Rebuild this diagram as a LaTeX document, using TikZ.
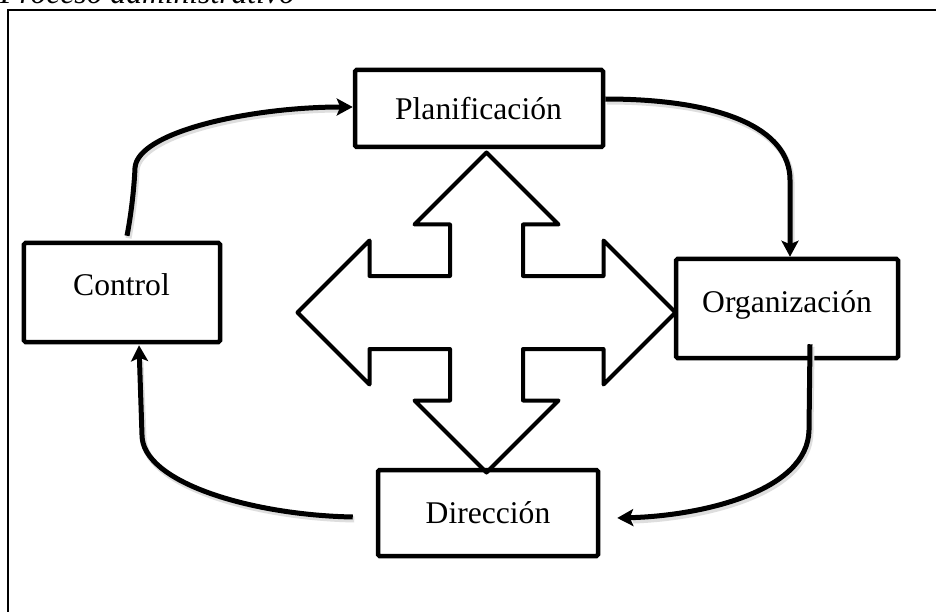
\documentclass[tikz,border=0pt]{standalone}
\usepackage{fontspec}
\setmainfont{Liberation Serif}
\usetikzlibrary{arrows.meta,calc}
\begin{document}
\begin{tikzpicture}[x=1bp,y=-1bp,
  box/.style={draw,line width=4.5bp,rounded corners=1.5bp,inner sep=0pt},
  lbl/.style={anchor=base,inner sep=0pt,font=\fontsize{31.6bp}{38bp}\selectfont},
  flow/.style={line width=5bp,-{Stealth[length=16bp,width=17bp,inset=3.5bp]}},
  shade/.style={line width=6bp,black!13},
  crossline/.style={line width=4bp,line join=round}]
\clip (0,0) rectangle (936,612);
\fill[white] (0,0) rectangle (936,612);
% title (cut off at the top, as in the reference) and frame
\node[anchor=base west,inner sep=0pt,font=\fontsize{31.6bp}{38bp}\selectfont\itshape] (title) at (0,4) {Proceso administrativo};
\draw[line width=2.5bp] (8,700) -- (8,10) -- (1000,10);
% boxes
\node[box,minimum width=248bp,minimum height=77bp] (plan) at (479,108.5) {};
\node[box,minimum width=196bp,minimum height=99bp] (ctrl) at (122,292.5) {};
\node[box,minimum width=222bp,minimum height=99bp] (org) at (787,308.5) {};
\node[box,minimum width=220bp,minimum height=86bp] (dir) at (488,513) {};
\node[lbl] (plantxt) at (478.5,120) {Planificación};
\node[lbl] (ctrltxt) at (121.5,295) {Control};
\node[lbl] (orgtxt) at (787,312) {Organización};
\node[lbl] (dirtxt) at (488,523) {Dirección};
% central four-way arrow
\begin{scope}[shift={(486.5,312.5)}]
\draw[crossline] (0,-160) -- (72,-88) -- (36.5,-88) -- (36.5,-36.5) -- (117,-36.5) -- (117,-72)
  -- (189,0) -- (117,72) -- (117,36.5) -- (36.5,36.5) -- (36.5,88) -- (72,88)
  -- (0,160) -- (-72,88) -- (-36.5,88) -- (-36.5,36.5) -- (-117,36.5) -- (-117,72)
  -- (-189,0) -- (-117,-72) -- (-117,-36.5) -- (-36.5,-36.5) -- (-36.5,-88) -- (-72,-88) -- cycle;
\end{scope}
% coordinates for the free ends
\coordinate (a1s) at ($(ctrl.north)+(5,-5)$);
\coordinate (a3s) at ($(org.south)+(23,-16)$);
\coordinate (a3e) at ($(dir.east)+(17,5)$);
\coordinate (a4s) at ($(dir.west)+(-23,4)$);
\coordinate (a4e) at ($(ctrl.south)+(17,1)$);
% shadows
\begin{scope}[transform canvas={shift={(1.5bp,-2.5bp)}}]
\draw[shade] (a1s) .. controls (131,215) and (134,190) .. (135,168) .. controls (137,132) and (250,107) .. ($(plan.west)+(-14,-1.5)$);
\draw[shade] ($(plan.east)+(0,-9.5)$) .. controls (720,99) and (790,128) .. (790,180) -- ($(org.north)+(3,-14)$);
\draw[shade] (a3s) -- (809,430) .. controls (808,492) and (700,516) .. ($(a3e)+(14,0)$);
\draw[shade] (a4s) .. controls (250,515) and (142,482) .. (142,435) -- ($(a4e)+(0,14)$);
\end{scope}
% flow arrows
\draw[flow] (a1s) .. controls (131,215) and (134,190) .. (135,168) .. controls (137,132) and (250,107) .. ($(plan.west)+(0,-1.5)$);
\draw[flow] ($(plan.east)+(0,-9.5)$) .. controls (720,99) and (790,128) .. (790,180) -- ($(org.north)+(3,0)$);
\draw[flow] (a3s) -- (809,430) .. controls (808,492) and (700,516) .. (a3e);
\draw[flow] (a4s) .. controls (250,515) and (142,482) .. (142,435) -- (a4e);
\end{tikzpicture}
\end{document}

——

Instructions for the task → Without the pictures, write out the whole listing above exactly as it appears.

Exercise answer →
Rebuild this diagram as a LaTeX document, using TikZ.
\documentclass[tikz,border=0pt]{standalone}
\usepackage{fontspec}
\setmainfont{Liberation Serif}
\usetikzlibrary{arrows.meta,calc}
\begin{document}
\begin{tikzpicture}[x=1bp,y=-1bp,
  box/.style={draw,line width=4.5bp,rounded corners=1.5bp,inner sep=0pt},
  lbl/.style={anchor=base,inner sep=0pt,font=\fontsize{31.6bp}{38bp}\selectfont},
  flow/.style={line width=5bp,-{Stealth[length=16bp,width=17bp,inset=3.5bp]}},
  shade/.style={line width=6bp,black!13},
  crossline/.style={line width=4bp,line join=round}]
\clip (0,0) rectangle (936,612);
\fill[white] (0,0) rectangle (936,612);
% title (cut off at the top, as in the reference) and frame
\node[anchor=base west,inner sep=0pt,font=\fontsize{31.6bp}{38bp}\selectfont\itshape] (title) at (0,4) {Proceso administrativo};
\draw[line width=2.5bp] (8,700) -- (8,10) -- (1000,10);
% boxes
\node[box,minimum width=248bp,minimum height=77bp] (plan) at (479,108.5) {};
\node[box,minimum width=196bp,minimum height=99bp] (ctrl) at (122,292.5) {};
\node[box,minimum width=222bp,minimum height=99bp] (org) at (787,308.5) {};
\node[box,minimum width=220bp,minimum height=86bp] (dir) at (488,513) {};
\node[lbl] (plantxt) at (478.5,120) {Planificación};
\node[lbl] (ctrltxt) at (121.5,295) {Control};
\node[lbl] (orgtxt) at (787,312) {Organización};
\node[lbl] (dirtxt) at (488,523) {Dirección};
% central four-way arrow
\begin{scope}[shift={(486.5,312.5)}]
\draw[crossline] (0,-160) -- (72,-88) -- (36.5,-88) -- (36.5,-36.5) -- (117,-36.5) -- (117,-72)
  -- (189,0) -- (117,72) -- (117,36.5) -- (36.5,36.5) -- (36.5,88) -- (72,88)
  -- (0,160) -- (-72,88) -- (-36.5,88) -- (-36.5,36.5) -- (-117,36.5) -- (-117,72)
  -- (-189,0) -- (-117,-72) -- (-117,-36.5) -- (-36.5,-36.5) -- (-36.5,-88) -- (-72,-88) -- cycle;
\end{scope}
% coordinates for the free ends
\coordinate (a1s) at ($(ctrl.north)+(5,-5)$);
\coordinate (a3s) at ($(org.south)+(23,-16)$);
\coordinate (a3e) at ($(dir.east)+(17,5)$);
\coordinate (a4s) at ($(dir.west)+(-23,4)$);
\coordinate (a4e) at ($(ctrl.south)+(17,1)$);
% shadows
\begin{scope}[transform canvas={shift={(1.5bp,-2.5bp)}}]
\draw[shade] (a1s) .. controls (131,215) and (134,190) .. (135,168) .. controls (137,132) and (250,107) .. ($(plan.west)+(-14,-1.5)$);
\draw[shade] ($(plan.east)+(0,-9.5)$) .. controls (720,99) and (790,128) .. (790,180) -- ($(org.north)+(3,-14)$);
\draw[shade] (a3s) -- (809,430) .. controls (808,492) and (700,516) .. ($(a3e)+(14,0)$);
\draw[shade] (a4s) .. controls (250,515) and (142,482) .. (142,435) -- ($(a4e)+(0,14)$);
\end{scope}
% flow arrows
\draw[flow] (a1s) .. controls (131,215) and (134,190) .. (135,168) .. controls (137,132) and (250,107) .. ($(plan.west)+(0,-1.5)$);
\draw[flow] ($(plan.east)+(0,-9.5)$) .. controls (720,99) and (790,128) .. (790,180) -- ($(org.north)+(3,0)$);
\draw[flow] (a3s) -- (809,430) .. controls (808,492) and (700,516) .. (a3e);
\draw[flow] (a4s) .. controls (250,515) and (142,482) .. (142,435) -- (a4e);
\end{tikzpicture}
\end{document}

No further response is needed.